The budget passed with increased funding for the Illinois Department of Agriculture’s Fall Covers for Spring Savings (FCSS) program and continued funding for the National Corn-to-Ethanol Research Center (NCERC) at Southern Illinois University Edwardsville, both were priorities and victories for IL Corn.  The FCSS program incentivizes farmers through a $5 per acre crop insurance premium discount to plant cover crops between growing seasons. Over the past several years the program’s demand outpaced available funding with over 40,000 acres unable to participate in the program in 2023. Through a successful lobbying effort from IL Corn, Illinois Soybean Association, Illinois Farm Bureau (IFB), and American Farmland Trust, the program received an additional $300,000 in funding this year bringing the funding amount total to $960,000 up from $660,000. The increased funding moves us one step closer to achieving our goal of enrolling 500,000 acres in the program. In addition to FCSS, the budget maintained NCERC’s current funding levels at $1 million. Funding for the 20-year national research center dedicated to biofuels, biochemicals and bioproducts ensures that NCERC will continue to remain on the cutting edge of technology research and development. 


Also, during the legislative session, IL Corn worked with a broad coalition of opponents to stop SB771 from progressing in the Senate and House. SB771 granted the Illinois Department of Natural Resources broad regulatory oversight over Illinois wetlands and small streams, which are already regulated under the Federal government’s “Waters of the United States” ruling.  As currently written, IL Corn opposes SB771 and will continue to advocate for a seat at the negotiating table to ensure that agriculture concerns are addressed in future legislation. 

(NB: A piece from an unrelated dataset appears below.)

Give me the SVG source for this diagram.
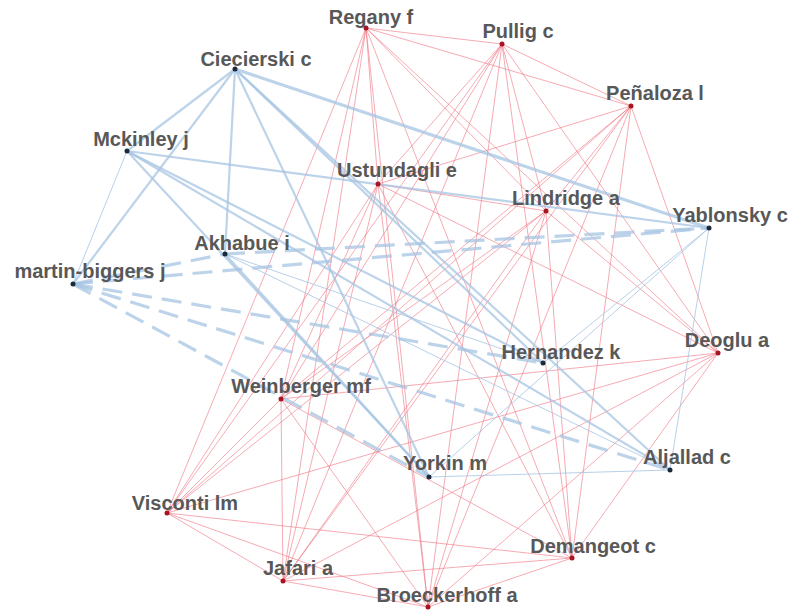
<svg xmlns="http://www.w3.org/2000/svg" width="790" height="610" viewBox="0 0 790 610">
<style>
.r{stroke:#ee7380;stroke-opacity:0.6;stroke-width:1;fill:none}
.bt{stroke:#a6c4e2;stroke-opacity:0.75;stroke-width:3.2;fill:none}
.bm{stroke:#a6c4e2;stroke-opacity:0.75;stroke-width:2.2;fill:none}
.bs{stroke:#a6c4e2;stroke-opacity:0.8;stroke-width:1;fill:none}
.bd{stroke:#a6c4e2;stroke-opacity:0.75;stroke-width:3.2;stroke-dasharray:20 10;fill:none}
.nb{fill:#1c2b3c}
.nr{fill:#a8141f}
text{font-family:"Liberation Sans",Arial,sans-serif;font-weight:bold;font-size:20px;fill:#585858;text-anchor:middle}
</style>
<rect width="790" height="610" fill="#ffffff"/>
<g id="connectors">
<line class="r" x1="366" y1="28" x2="502" y2="44"/>
<line class="r" x1="366" y1="28" x2="631" y2="106"/>
<line class="r" x1="366" y1="28" x2="378" y2="184"/>
<line class="r" x1="366" y1="28" x2="546" y2="211"/>
<line class="r" x1="366" y1="28" x2="718" y2="353"/>
<line class="r" x1="366" y1="28" x2="281" y2="399"/>
<line class="r" x1="366" y1="28" x2="167" y2="513"/>
<line class="r" x1="366" y1="28" x2="572" y2="558"/>
<line class="r" x1="366" y1="28" x2="283" y2="581"/>
<line class="r" x1="366" y1="28" x2="428" y2="607"/>
<line class="r" x1="502" y1="44" x2="631" y2="106"/>
<line class="r" x1="502" y1="44" x2="378" y2="184"/>
<line class="r" x1="502" y1="44" x2="546" y2="211"/>
<line class="r" x1="502" y1="44" x2="718" y2="353"/>
<line class="r" x1="502" y1="44" x2="281" y2="399"/>
<line class="r" x1="502" y1="44" x2="167" y2="513"/>
<line class="r" x1="502" y1="44" x2="572" y2="558"/>
<line class="r" x1="502" y1="44" x2="283" y2="581"/>
<line class="r" x1="502" y1="44" x2="428" y2="607"/>
<line class="r" x1="631" y1="106" x2="378" y2="184"/>
<line class="r" x1="631" y1="106" x2="546" y2="211"/>
<line class="r" x1="631" y1="106" x2="718" y2="353"/>
<line class="r" x1="631" y1="106" x2="281" y2="399"/>
<line class="r" x1="631" y1="106" x2="167" y2="513"/>
<line class="r" x1="631" y1="106" x2="572" y2="558"/>
<line class="r" x1="631" y1="106" x2="283" y2="581"/>
<line class="r" x1="631" y1="106" x2="428" y2="607"/>
<line class="r" x1="378" y1="184" x2="546" y2="211"/>
<line class="r" x1="378" y1="184" x2="718" y2="353"/>
<line class="r" x1="378" y1="184" x2="281" y2="399"/>
<line class="r" x1="378" y1="184" x2="167" y2="513"/>
<line class="r" x1="378" y1="184" x2="572" y2="558"/>
<line class="r" x1="378" y1="184" x2="283" y2="581"/>
<line class="r" x1="378" y1="184" x2="428" y2="607"/>
<line class="r" x1="546" y1="211" x2="718" y2="353"/>
<line class="r" x1="546" y1="211" x2="281" y2="399"/>
<line class="r" x1="546" y1="211" x2="167" y2="513"/>
<line class="r" x1="546" y1="211" x2="572" y2="558"/>
<line class="r" x1="546" y1="211" x2="283" y2="581"/>
<line class="r" x1="546" y1="211" x2="428" y2="607"/>
<line class="r" x1="718" y1="353" x2="281" y2="399"/>
<line class="r" x1="718" y1="353" x2="167" y2="513"/>
<line class="r" x1="718" y1="353" x2="572" y2="558"/>
<line class="r" x1="718" y1="353" x2="283" y2="581"/>
<line class="r" x1="718" y1="353" x2="428" y2="607"/>
<line class="r" x1="281" y1="399" x2="167" y2="513"/>
<line class="r" x1="281" y1="399" x2="572" y2="558"/>
<line class="r" x1="281" y1="399" x2="283" y2="581"/>
<line class="r" x1="281" y1="399" x2="428" y2="607"/>
<line class="r" x1="167" y1="513" x2="572" y2="558"/>
<line class="r" x1="167" y1="513" x2="283" y2="581"/>
<line class="r" x1="167" y1="513" x2="428" y2="607"/>
<line class="r" x1="572" y1="558" x2="283" y2="581"/>
<line class="r" x1="572" y1="558" x2="428" y2="607"/>
<line class="r" x1="283" y1="581" x2="428" y2="607"/>
<line class="bm" x1="235" y1="69" x2="127" y2="151"/>
<line class="bm" x1="235" y1="69" x2="73" y2="284"/>
<line class="bm" x1="235" y1="69" x2="225" y2="254"/>
<line class="bt" x1="235" y1="69" x2="709" y2="228"/>
<line class="bm" x1="235" y1="69" x2="429" y2="477"/>
<line class="bm" x1="235" y1="69" x2="543" y2="363"/>
<line class="bm" x1="235" y1="69" x2="670" y2="470"/>
<line class="bs" x1="127" y1="151" x2="73" y2="284"/>
<line class="bm" x1="127" y1="151" x2="709" y2="228"/>
<line class="bm" x1="127" y1="151" x2="429" y2="477"/>
<line class="bm" x1="127" y1="151" x2="543" y2="363"/>
<line class="bm" x1="127" y1="151" x2="670" y2="470"/>
<line class="bs" x1="225" y1="254" x2="543" y2="363"/>
<line class="bs" x1="225" y1="254" x2="670" y2="470"/>
<line class="bm" x1="225" y1="254" x2="429" y2="477"/>
<line class="bd" x1="225" y1="254" x2="709" y2="228"/>
<line class="bd" x1="73" y1="284" x2="225" y2="254"/>
<line class="bd" x1="73" y1="284" x2="709" y2="228"/>
<line class="bd" x1="73" y1="284" x2="543" y2="363"/>
<line class="bd" x1="73" y1="284" x2="670" y2="470"/>
<line class="bd" x1="73" y1="284" x2="429" y2="477"/>
<line class="bs" x1="543" y1="363" x2="709" y2="228"/>
<line class="bs" x1="429" y1="477" x2="709" y2="228"/>
<line class="bs" x1="429" y1="477" x2="670" y2="470"/>
<line class="bs" x1="670" y1="470" x2="709" y2="228"/>
</g>
<g id="n-regany"><circle class="nr" cx="366" cy="28" r="2.5"/><text x="371" y="24">Regany f</text></g>
<g id="n-pullig"><circle class="nr" cx="502" cy="44" r="2.5"/><text x="518" y="38">Pullig c</text></g>
<g id="n-penaloza"><circle class="nr" cx="631" cy="106" r="2.5"/><text x="655" y="100">Peñaloza l</text></g>
<g id="n-ciecierski"><circle class="nb" cx="235" cy="69" r="2.5"/><text x="256" y="66">Ciecierski c</text></g>
<g id="n-mckinley"><circle class="nb" cx="127" cy="151" r="2.5"/><text x="141" y="146">Mckinley j</text></g>
<g id="n-ustundagli"><circle class="nr" cx="378" cy="184" r="2.5"/><text x="397" y="177">Ustundagli e</text></g>
<g id="n-lindridge"><circle class="nr" cx="546" cy="211" r="2.5"/><text x="566" y="205">Lindridge a</text></g>
<g id="n-yablonsky"><circle class="nb" cx="709" cy="228" r="2.5"/><text x="730" y="222">Yablonsky c</text></g>
<g id="n-akhabue"><circle class="nb" cx="225" cy="254" r="2.5"/><text x="242" y="250">Akhabue i</text></g>
<g id="n-martin-biggers"><circle class="nb" cx="73" cy="284" r="2.5"/><text x="90" y="278">martin-biggers j</text></g>
<g id="n-hernandez"><circle class="nb" cx="543" cy="363" r="2.5"/><text x="561" y="359">Hernandez k</text></g>
<g id="n-deoglu"><circle class="nr" cx="718" cy="353" r="2.5"/><text x="727" y="347">Deoglu a</text></g>
<g id="n-weinberger"><circle class="nr" cx="281" cy="399" r="2.5"/><text x="301" y="393">Weinberger mf</text></g>
<g id="n-yorkin"><circle class="nb" cx="429" cy="477" r="2.5"/><text x="445" y="470">Yorkin m</text></g>
<g id="n-aljallad"><circle class="nb" cx="670" cy="470" r="2.5"/><text x="687" y="464">Aljallad c</text></g>
<g id="n-visconti"><circle class="nr" cx="167" cy="513" r="2.5"/><text x="185" y="510">Visconti lm</text></g>
<g id="n-demangeot"><circle class="nr" cx="572" cy="558" r="2.5"/><text x="593" y="553">Demangeot c</text></g>
<g id="n-jafari"><circle class="nr" cx="283" cy="581" r="2.5"/><text x="298" y="575">Jafari a</text></g>
<g id="n-broeckerhoff"><circle class="nr" cx="428" cy="607" r="2.5"/><text x="447" y="602">Broeckerhoff a</text></g>
</svg>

Finally, over the past several years, IL Corn has seen many bills introduced in the General Assembly that would adopt California emission standards in Illinois. We have opposed these bills with other industry groups that would be detrimental to our state’s overall economy and negatively impact our renewable fuels industry.  Our team took a different approach this year and instead proactively worked to draft a Clean Fuel Standard in Illinois that would benefit farmers and the renewable fuels industry. We worked with Sen. Dave Koehler on SB1556, which is legislation that allows renewable fuels to help reduce carbon emissions in the transportation sector. IL Corn and IFB worked closely with legislators to draft workable language that included several changes such as requiring the use of the GREET model for calculating carbon intensity and ensuring that farmers were fairly compensated for their voluntary on-farm agriculture practices that benefit soil health and water quality. Over the next several months, prior to veto session, we will continue to work with legislators and stakeholders to ensure that SB1556 conversations progress and our team always has a seat at the negotiating table.